European luxury real estate is not one market. It is a portfolio of national and regional sub-markets that look superficially similar and behave very differently. A useful map separates them by tax position, lifestyle proposition and liquidity profile.

Spain: the three sub-markets that matter

Spain remains the deepest market for European prime, with three coherent sub-markets. Marbella and the Costa del Sol for the all-year warm-weather buyer (EUR 12-25k per m² at the top). Mallorca for the discretion-conscious German-Scandinavian-British family (EUR 10-18k per m²). Barcelona and Madrid as urban hedges with a separate tax position (EUR 8-14k per m² in prime sub-postcodes). The Catalonian 2025 ITP reform shifted the after-tax economics; the 2024 Balearic ISD reform shifted the succession economics.

France: the South versus Paris divergence

The South of France — Cap d'Antibes, Saint-Jean-Cap-Ferrat, the Provençal hinterland — continues to anchor European UHNWI seasonal buying at EUR 15-40k per m² in prime tiers. The French tax position is materially heavier than the Spanish or principality alternatives, but for buyers committed to the Riviera lifestyle, the long-term liquidity of the prime tier and the depth of professional services compensate. Paris prime (Sixteenth, Seventh, Eighth arrondissements) is increasingly an urban-pied-à-terre play rather than a primary residence at EUR 18-30k per m².

Italy: the seven-per-mille reset

Italy's flat-tax regime for high-net-worth new arrivals (the seven-per-mille, raised to EUR 200,000 per year in August 2024) has driven a step-change in international buying interest in Tuscany, Lake Como and Sardinia's Costa Smeralda. Tuscany rural villas at EUR 5-12k per m² remain reasonable value; Lake Como prime at EUR 15-25k per m² is now competitive with the Riviera; Costa Smeralda's Pevero-Romazzino corridor at EUR 25-50k per m² remains the most expensive Italian sub-market.

Portugal: the Golden Visa wind-down

The Portuguese Non-Habitual Resident regime closed to new applicants in 2024, replaced by the more restrictive Tax Incentive for Scientific Research and Innovation regime. The Golden Visa programme remains operational but property is no longer a qualifying route in Lisbon and Porto. Lisbon prime (Chiado, Príncipe Real) at EUR 7-12k per m² has stabilised after the post-2020 surge; Algarve prime (Quinta do Lago, Vale do Lobo) at EUR 6-10k per m² remains the steadiest Portuguese position.
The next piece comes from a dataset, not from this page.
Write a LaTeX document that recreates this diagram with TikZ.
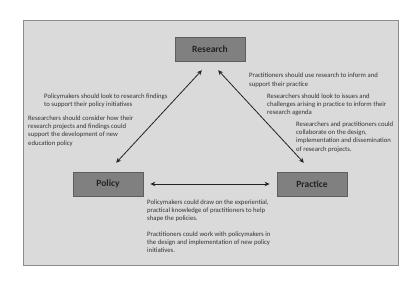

Switzerland: the lump-sum tax position

Switzerland's forfait fiscal — the lump-sum tax regime — remains the strongest tax position in central Europe for the international buyer prepared to commit to a Swiss canton. Lake Geneva prime (Vaud canton's Lavaux corridor, Geneva's left bank) at EUR 20-35k per m²; Lugano and the Ticino lakes at EUR 12-22k per m²; the Engadin and Zermatt at EUR 15-30k per m² for chalet-tier properties. The forfait is administered cantonally and requires negotiation.

The Greek islands: the post-Golden-Visa entrant

The Greek islands — Mykonos, Paros, Antiparos and the lesser-publicised Cyclades — have entered the international UHNWI map seriously in the last five years. Mykonos prime at EUR 8-15k per m² remains the most international market; Paros and Antiparos at EUR 5-9k per m² have benefited from the Mykonos overflow. The Greek Golden Visa raised its property threshold to EUR 500,000 in 2024 and to EUR 800,000 for Athens, Thessaloniki and Mykonos in mid-2024.

The principalities: Monaco and Andorra

Monaco prime continues at EUR 50-110k per m² across the principality, with the Mareterra extension (inaugurated December 2024) resetting the upper price band. Andorra la Vella prime at EUR 6-9k per m² and the upper-parish ski-adjacent positions at EUR 5-8k per m² remain the most accessible European principality entry. The two are quite distinct propositions and rarely on the same shortlist.